For example, by setting $\omega (\varepsilon ):=\varepsilon ^r$ , $\xi (b):=b^s$ , and $\lambda _n:=n^{-t}$ we can use Theorem 5.1 to obtain conditions on $r,s$ , and t such that convergence of $(x_n)$ is guaranteed with a simple rate of the form $O(n^{-k})$ , a result similar in spirit to, e.g., [Reference Darken, Donahue, Gurvits and Sontag6, Theorem 3.5], but now for more general step-sizes. However, we stress that Theorem 5.1 is not proposed as an improvement to the more refined convergence rates of [Reference Darken, Donahue, Gurvits and Sontag6], but rather a simple illustration of how our proof-theoretic analysis can be readily extended.

5.2 Greedy algorithms in hyperbolic spaces

A far deeper extension of our analysis would involve working over a more general class of spaces. One candidate here is represented by hyperbolic spaces, which informally speaking are metric spaces $(X,d)$ that come equipped with a function $\oplus $ and associated axioms that allow one to reason abstractly about convex combinations $(1-\lambda )x\oplus \lambda y$ of elements $x,y\in X$ (see [Reference Kohlenbach16] for a formal definition widely used in the context of proof mining, and a discussion on the relationship of this definition to various others in the literature).
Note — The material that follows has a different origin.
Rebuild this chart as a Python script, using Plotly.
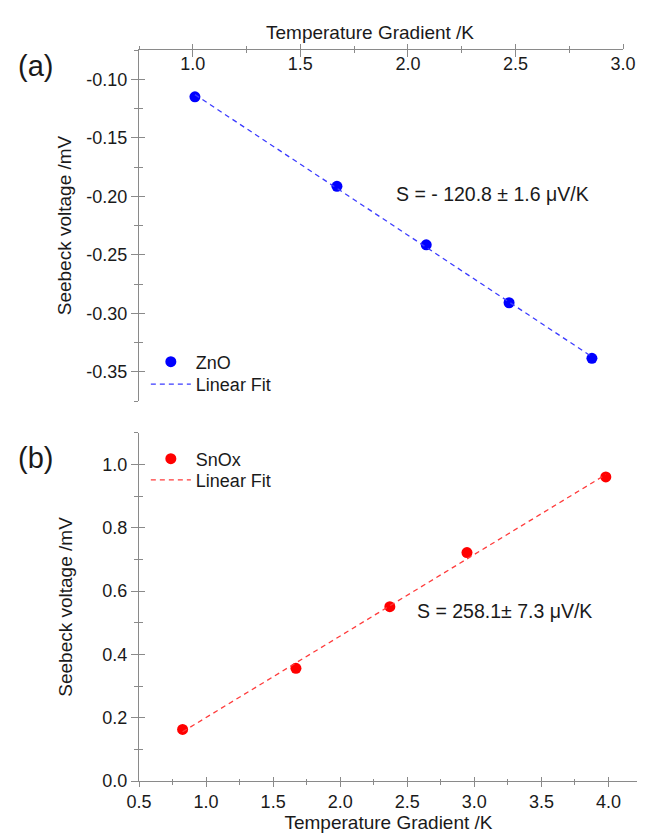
import numpy as np
import plotly.graph_objects as go

# ---- data ----
zno_dT = [1.01, 1.67, 2.085, 2.47, 2.855]            # K (top axis)
zno_V = [-0.115, -0.1915, -0.2415, -0.291, -0.3385]  # mV
snox_dT = [0.825, 1.67, 2.37, 2.945, 3.98]           # K (bottom axis)
snox_V = [0.163, 0.356, 0.551, 0.722, 0.961]         # mV

zno_yticks = [-0.35, -0.30, -0.25, -0.20, -0.15, -0.10]
zno_yticktext = ["-0.35", "-0.30", "-0.25", "-0.20", "-0.15", "-0.10"]

zno_label = "S = - 120.8 ± 1.6 μV/K"
snox_label = "S = 258.1± 7.3 μV/K"
x_title = "Temperature Gradient /K"
y_title = "Seebeck voltage /mV"

FONT = "Liberation Sans, Arial, sans-serif"
AXC = "#8a8a8a"
TXT = "#1a1a1a"


def fit_line(x, y):
    k, b = np.polyfit(x, y, 1)
    xs = np.array([min(x), max(x)])
    return xs, k * xs + b


fig = go.Figure()

# panel (a)
fig.add_trace(go.Scatter(x=zno_dT, y=zno_V, mode="markers", name="ZnO",
                         marker=dict(color="#0000ff", size=11),
                         xaxis="x", yaxis="y", legend="legend"))
fx, fy = fit_line(zno_dT, zno_V)
fig.add_trace(go.Scatter(x=fx, y=fy, mode="lines", name="Linear Fit",
                         line=dict(color="#3b3bff", width=1.3, dash="5px,4px"),
                         xaxis="x", yaxis="y", legend="legend3"))

# panel (b)
fig.add_trace(go.Scatter(x=snox_dT, y=snox_V, mode="markers", name="SnOx",
                         marker=dict(color="#ff0000", size=11),
                         xaxis="x2", yaxis="y2", legend="legend2"))
gx, gy = fit_line(snox_dT, snox_V)
fig.add_trace(go.Scatter(x=gx, y=gy, mode="lines", name="Linear Fit",
                         line=dict(color="#ff3b3b", width=1.3, dash="5px,4px"),
                         xaxis="x2", yaxis="y2", legend="legend4"))

# dummy traces so the overlay (inner-tick) axes render
fig.add_trace(go.Scatter(x=[None], y=[None], xaxis="x3", yaxis="y3", showlegend=False, hoverinfo="skip"))
fig.add_trace(go.Scatter(x=[None], y=[None], xaxis="x4", yaxis="y4", showlegend=False, hoverinfo="skip"))

tickfont = dict(family=FONT, size=18, color=TXT)
titlefont = dict(family=FONT, size=19, color=TXT)

common = dict(showline=True, linecolor=AXC, linewidth=1.2, showgrid=False,
              zeroline=False, tickcolor=AXC, tickwidth=1.2, tickfont=tickfont)
inner = dict(showline=False, showgrid=False, zeroline=False, showticklabels=False,
             tickcolor=AXC, tickwidth=1.2)

dom_a = [0.5198, 1.0]
dom_b = [0.0, 0.4761]
xdom_a = [0.0, 0.9706]
xr_a = [0.75, 3.001]
xr_b = [0.5, 4.22]
yr_a = [-0.375, -0.075]
yr_b = [0, 1.1]


def leg(y):
    return dict(x=0.0137, y=y, xanchor="left", yanchor="top",
                bgcolor="rgba(0,0,0,0)", itemwidth=40, tracegroupgap=0,
                font=dict(family=FONT, size=18, color=TXT))


fig.update_layout(
    width=645, height=835,
    margin=dict(l=131, r=3, t=42, b=62),
    paper_bgcolor="white", plot_bgcolor="white",
    font=dict(family=FONT, color=TXT),
    showlegend=True,
    xaxis=dict(**common, domain=xdom_a, anchor="y", side="top",
               range=xr_a, dtick=0.5, tick0=0, tickformat=".1f",
               ticks="outside", ticklen=5, ticklabelposition="inside",
               ticklabeloverflow="allow", ticklabelstandoff=8,
               minor=dict(ticks="outside", ticklen=3, dtick=0.25, tick0=0, tickcolor=AXC, tickwidth=1.2)),
    xaxis3=dict(**inner, overlaying="x", anchor="y", side="top", range=xr_a,
                dtick=0.5, tick0=0, ticks="inside", ticklen=7,
                minor=dict(ticks="inside", ticklen=3, dtick=0.25, tick0=0, tickcolor=AXC, tickwidth=1.2)),
    yaxis=dict(**common, domain=dom_a, anchor="x", range=yr_a,
               tickmode="array", tickvals=zno_yticks, ticktext=zno_yticktext,
               ticks="outside", ticklen=7, ticklabelstandoff=0,
               minor=dict(ticks="outside", ticklen=3.5, dtick=0.025, tick0=0, tickcolor=AXC, tickwidth=1.2),
               title=dict(text=y_title, font=titlefont, standoff=9)),
    yaxis3=dict(**inner, overlaying="y", anchor="x", side="left", range=yr_a,
                dtick=0.05, tick0=0, ticks="inside", ticklen=5.5,
                minor=dict(ticks="inside", ticklen=3.5, dtick=0.025, tick0=0, tickcolor=AXC, tickwidth=1.2)),
    xaxis2=dict(**common, domain=[0, 1], anchor="y2", side="bottom",
                range=xr_b, dtick=0.5, tick0=0, tickformat=".1f",
                ticks="outside", ticklen=4.5,
                minor=dict(ticks="outside", ticklen=2.5, dtick=0.25, tick0=0, tickcolor=AXC, tickwidth=1.2),
                title=dict(text=x_title, font=titlefont, standoff=2)),
    xaxis4=dict(**inner, overlaying="x2", anchor="y2", side="bottom", range=xr_b,
                dtick=0.5, tick0=0, ticks="inside", ticklen=4.5,
                minor=dict(ticks="inside", ticklen=2.5, dtick=0.25, tick0=0, tickcolor=AXC, tickwidth=1.2)),
    yaxis2=dict(**common, domain=dom_b, anchor="x2", range=yr_b,
                dtick=0.2, tick0=0, tickformat=".1f", ticks="outside", ticklen=7,
                ticklabelstandoff=0,
                minor=dict(ticks="outside", ticklen=3.5, dtick=0.1, tick0=0, tickcolor=AXC, tickwidth=1.2),
                title=dict(text=y_title, font=titlefont, standoff=24)),
    yaxis4=dict(**inner, overlaying="y2", anchor="x2", side="left", range=yr_b,
                dtick=0.2, tick0=0, ticks="inside", ticklen=5.5,
                minor=dict(ticks="inside", ticklen=3.5, dtick=0.1, tick0=0, tickcolor=AXC, tickwidth=1.2)),
    legend=leg(0.5985),
    legend3=leg(0.5677),
    legend2=leg(0.4658),
    legend4=leg(0.4367),
)

# top axis title (slightly left of centre, as in the reference)
fig.add_annotation(text=x_title, x=0.4638, y=1.0246, xref="paper", yref="paper",
                   xanchor="center", yanchor="middle", showarrow=False, font=titlefont)

fig.add_annotation(text=zno_label, x=1.933, y=-0.1977, xref="x", yref="y",
                   xanchor="left", yanchor="middle", showarrow=False,
                   font=dict(family=FONT, size=19.5, color=TXT))
fig.add_annotation(text=snox_label, x=2.56, y=0.538, xref="x2", yref="y2",
                   xanchor="left", yanchor="middle", showarrow=False,
                   font=dict(family=FONT, size=19.5, color=TXT))
fig.add_annotation(text="(a)", x=-0.2074, y=0.978, xref="paper", yref="paper",
                   xanchor="center", yanchor="middle", showarrow=False,
                   font=dict(family=FONT, size=29, color=TXT))
fig.add_annotation(text="(b)", x=-0.2074, y=0.4419, xref="paper", yref="paper",
                   xanchor="center", yanchor="middle", showarrow=False,
                   font=dict(family=FONT, size=29, color=TXT))

fig.write_html("out.html")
As such, the notion of an $(\epsilon _n)$ -greedy algorithm can be readily extended from normed spaces to this more general setting, as a sequence $(x_n)$ of elements satisfying

$$\begin{align*}d(x_{n+1},x^\ast)\leq \inf\left\{d((1-\lambda)x\oplus \lambda y,x^\ast)\mid y\in S, \lambda\in [0,1)\right\}+\epsilon_n. \end{align*}$$

However, in order to establish convergence we would need a suitable notion of uniform smoothness for hyperbolic spaces, which would in turn presumably require an appropriate notion of duality. Only recently have such generalisations of concepts from normed spaces been explored, notably via the smooth hyperbolic spaces of Pinto [Reference Pinto39] and the dual systems of Pischke [Reference Pischke41]. We therefore propose that the convergence of greedy algorithms in hyperbolic spaces represents an interesting case study that could build on this recent work, though we leave this open for now.

6 Outlook: Formalising and automating proof mining

As stated at the beginning of the article, both our choice of case study and the manner in which we have presented our proof-theoretic analysis were intended to prove insights into how the proof mining process could potentially be formalised and partially automated. We conclude in this spirit with a short list of ideas and conjectures in that direction. While these have some parallels with the general programme of formalising proofs with explicit computational content articulated by Koutsoukou-Argyraki in [Reference Koutsoukou-Argyraki28], rather than focusing on toy examples, everything that we propose is firmly tethered to a real and representative case study in proof mining.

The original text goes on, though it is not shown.